Há 17 anos na fiscalização, Peter conta que as ocupações irregulares se intensificaram nas últimas décadas. Em 2007 a prefeitura chegou a ter 26 fiscais, mas 22 eram terceirizados e não tiveram os contratos renovados por ser vetada a terceirização de mão de obra no serviço público. O secretário de Meio Ambiente, Eduardo de Vries, não foi encontrado.

Na parte alta do Tingly, os riscos de desabamentos assustam moradores como a diarista Elizabeth Inácio, de 57 anos. Ela mora no último andar do "Espigão" e disse desconhecer qualquer irregularidade na construção:

- Eu pago IPTU. Meu pai veio morar aqui no fim da década de 60. Não entendo como seja irregular.

Jorge Araújo Anecetto, de 57 anos, primo de Elizabeth que também mora no "Espigão", disse não compreender por que a varanda de sua casa caiu na semana passada:

- Eu acho que o prédio foi aprovado na prefeitura. Mas meu irmão perdeu a memória e não sabe onde guardou os documentos.

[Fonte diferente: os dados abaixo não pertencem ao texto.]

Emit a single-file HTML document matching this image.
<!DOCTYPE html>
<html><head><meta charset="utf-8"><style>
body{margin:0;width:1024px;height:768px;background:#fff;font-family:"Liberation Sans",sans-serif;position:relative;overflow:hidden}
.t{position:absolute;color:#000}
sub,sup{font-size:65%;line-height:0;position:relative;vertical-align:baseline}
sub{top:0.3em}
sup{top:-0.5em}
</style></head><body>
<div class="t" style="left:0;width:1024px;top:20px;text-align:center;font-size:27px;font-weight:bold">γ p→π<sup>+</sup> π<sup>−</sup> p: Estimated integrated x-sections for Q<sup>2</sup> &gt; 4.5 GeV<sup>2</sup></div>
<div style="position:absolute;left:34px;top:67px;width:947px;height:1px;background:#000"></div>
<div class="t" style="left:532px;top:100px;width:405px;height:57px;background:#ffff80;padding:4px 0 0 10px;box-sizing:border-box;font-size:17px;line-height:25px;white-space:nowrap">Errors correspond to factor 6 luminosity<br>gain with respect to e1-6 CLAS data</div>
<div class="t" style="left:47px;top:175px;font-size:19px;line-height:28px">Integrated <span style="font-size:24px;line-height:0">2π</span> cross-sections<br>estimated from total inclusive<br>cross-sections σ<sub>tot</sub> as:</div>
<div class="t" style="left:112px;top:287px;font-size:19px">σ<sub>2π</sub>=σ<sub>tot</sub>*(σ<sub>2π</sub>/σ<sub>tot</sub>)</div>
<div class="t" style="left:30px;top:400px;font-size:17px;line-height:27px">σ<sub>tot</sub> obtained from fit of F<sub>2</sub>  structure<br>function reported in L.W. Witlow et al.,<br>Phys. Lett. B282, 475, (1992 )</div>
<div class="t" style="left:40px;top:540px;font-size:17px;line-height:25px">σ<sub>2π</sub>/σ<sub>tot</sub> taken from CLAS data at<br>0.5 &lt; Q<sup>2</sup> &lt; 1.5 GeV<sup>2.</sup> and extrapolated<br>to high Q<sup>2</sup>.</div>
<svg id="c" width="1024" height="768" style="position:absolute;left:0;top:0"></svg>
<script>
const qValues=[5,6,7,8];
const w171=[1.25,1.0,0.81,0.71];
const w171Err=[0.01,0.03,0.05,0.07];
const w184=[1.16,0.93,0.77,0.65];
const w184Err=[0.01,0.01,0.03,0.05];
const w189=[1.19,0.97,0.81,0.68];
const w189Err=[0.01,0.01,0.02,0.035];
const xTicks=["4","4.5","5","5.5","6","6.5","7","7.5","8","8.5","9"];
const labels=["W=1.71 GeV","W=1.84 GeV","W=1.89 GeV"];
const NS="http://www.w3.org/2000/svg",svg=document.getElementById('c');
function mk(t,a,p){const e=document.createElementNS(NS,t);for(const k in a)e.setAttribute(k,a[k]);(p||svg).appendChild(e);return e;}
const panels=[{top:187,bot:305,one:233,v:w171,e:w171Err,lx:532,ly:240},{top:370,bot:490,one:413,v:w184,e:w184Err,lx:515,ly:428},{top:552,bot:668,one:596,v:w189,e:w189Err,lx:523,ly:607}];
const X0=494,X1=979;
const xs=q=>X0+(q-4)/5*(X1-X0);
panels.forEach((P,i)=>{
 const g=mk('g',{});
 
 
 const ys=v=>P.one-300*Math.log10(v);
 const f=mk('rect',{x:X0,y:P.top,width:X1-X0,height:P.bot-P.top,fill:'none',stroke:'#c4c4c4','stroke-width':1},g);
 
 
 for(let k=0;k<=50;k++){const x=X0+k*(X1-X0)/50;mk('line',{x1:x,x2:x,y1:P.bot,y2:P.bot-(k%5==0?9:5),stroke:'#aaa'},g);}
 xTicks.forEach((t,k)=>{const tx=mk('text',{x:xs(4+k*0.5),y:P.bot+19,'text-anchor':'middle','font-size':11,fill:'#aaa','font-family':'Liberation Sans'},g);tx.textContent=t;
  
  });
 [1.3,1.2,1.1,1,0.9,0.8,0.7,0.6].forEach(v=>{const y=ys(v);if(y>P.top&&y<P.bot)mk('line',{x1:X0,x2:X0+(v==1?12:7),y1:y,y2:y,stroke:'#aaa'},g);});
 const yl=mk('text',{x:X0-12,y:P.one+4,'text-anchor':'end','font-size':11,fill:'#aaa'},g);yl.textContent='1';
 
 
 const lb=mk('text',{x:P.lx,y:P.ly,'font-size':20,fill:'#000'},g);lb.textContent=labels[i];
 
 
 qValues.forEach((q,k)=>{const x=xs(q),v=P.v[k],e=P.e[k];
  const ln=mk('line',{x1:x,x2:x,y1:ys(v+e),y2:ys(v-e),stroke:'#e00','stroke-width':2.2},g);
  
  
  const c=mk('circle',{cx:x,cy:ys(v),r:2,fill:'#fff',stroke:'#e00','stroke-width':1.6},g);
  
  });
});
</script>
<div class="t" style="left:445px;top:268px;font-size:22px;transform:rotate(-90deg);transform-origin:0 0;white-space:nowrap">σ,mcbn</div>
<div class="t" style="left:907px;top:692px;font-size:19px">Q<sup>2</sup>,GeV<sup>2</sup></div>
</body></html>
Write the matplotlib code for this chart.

Logo abaixo do "Minhocão" vive a família da aposentada Maria José Rodrigues, de 62 anos, em três casas. Segundo ela, dois filhos, noras e netos deixaram suas casas. Ela e o marido ficam durante o dia em casa, mas passam a noite em abrigos públicos:

- Eu tenho medo, mas deixaram construir. O que a gente quer é uma solução para não vivermos sempre tensos quando chove.